Esa sempiterna ambición estadounidense confundida con un “estilo de vida” -sepultada ya cualquier veleidad espiritual- encuentra sus víctimas propiciatorias en cuantos llegaban a aquellas orillas con unas esperanzas que no se cifraban mucho más allá de la mera subsistencia. Aun siendo afortunado, Lázló no escapa de esta explotación: calumniado por la mujer de su primo, atropellado por un patrón veleidoso, violentado cada noche por el dolor a perpetuidad que exhala del cuerpo de su mujer.
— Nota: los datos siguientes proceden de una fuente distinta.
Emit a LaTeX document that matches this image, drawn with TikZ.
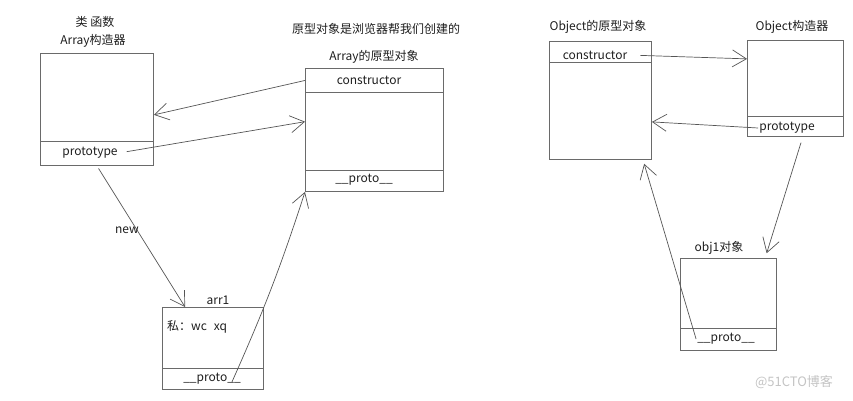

Ambos tratan de abrirse paso en una sociedad que -a estas alturas ya lo han descubierto- cobra un muy alto precio a cambio de un amparo condicionado por mil y una cláusulas abusivas.

¿Logra El brutalista transmitir este desespero, contagiar la angustia de sus antihéroes, salvados in extremis de las fábricas de la muerte nazis y renacidos en otra factoría que utiliza como materia prima el talento y las ilusiones ajenas? No, no lo logra. Su elongadísimo metraje responde a unas supuestas connotaciones épicas que entran en conflicto con lo que se nos está contando: una historia de desencanto y frustración personal.
Los tics de estilo heredados del gran referente de la modernidad cinematográfica USA (Paul Thomas Anderson, por supuesto) aparecen descontextualizados, un mar de islas de potenciales buenas ideas, de escenas que se encabalgan entre sí reivindicando su importancia y que acaban rivalizando cuál procesión de despuntes en una tela que quizás hubiese necesitado del oficio de un modisto con menos ganas -angustiosas ganas- de hacer pasar por “definitiva” una historia-retal que pedía un acercamiento menos pomposo, sin tantos momentos significativos, sin grandilocuentes repuntes musicales, sin esa frialdad kubrickiana mal entendida.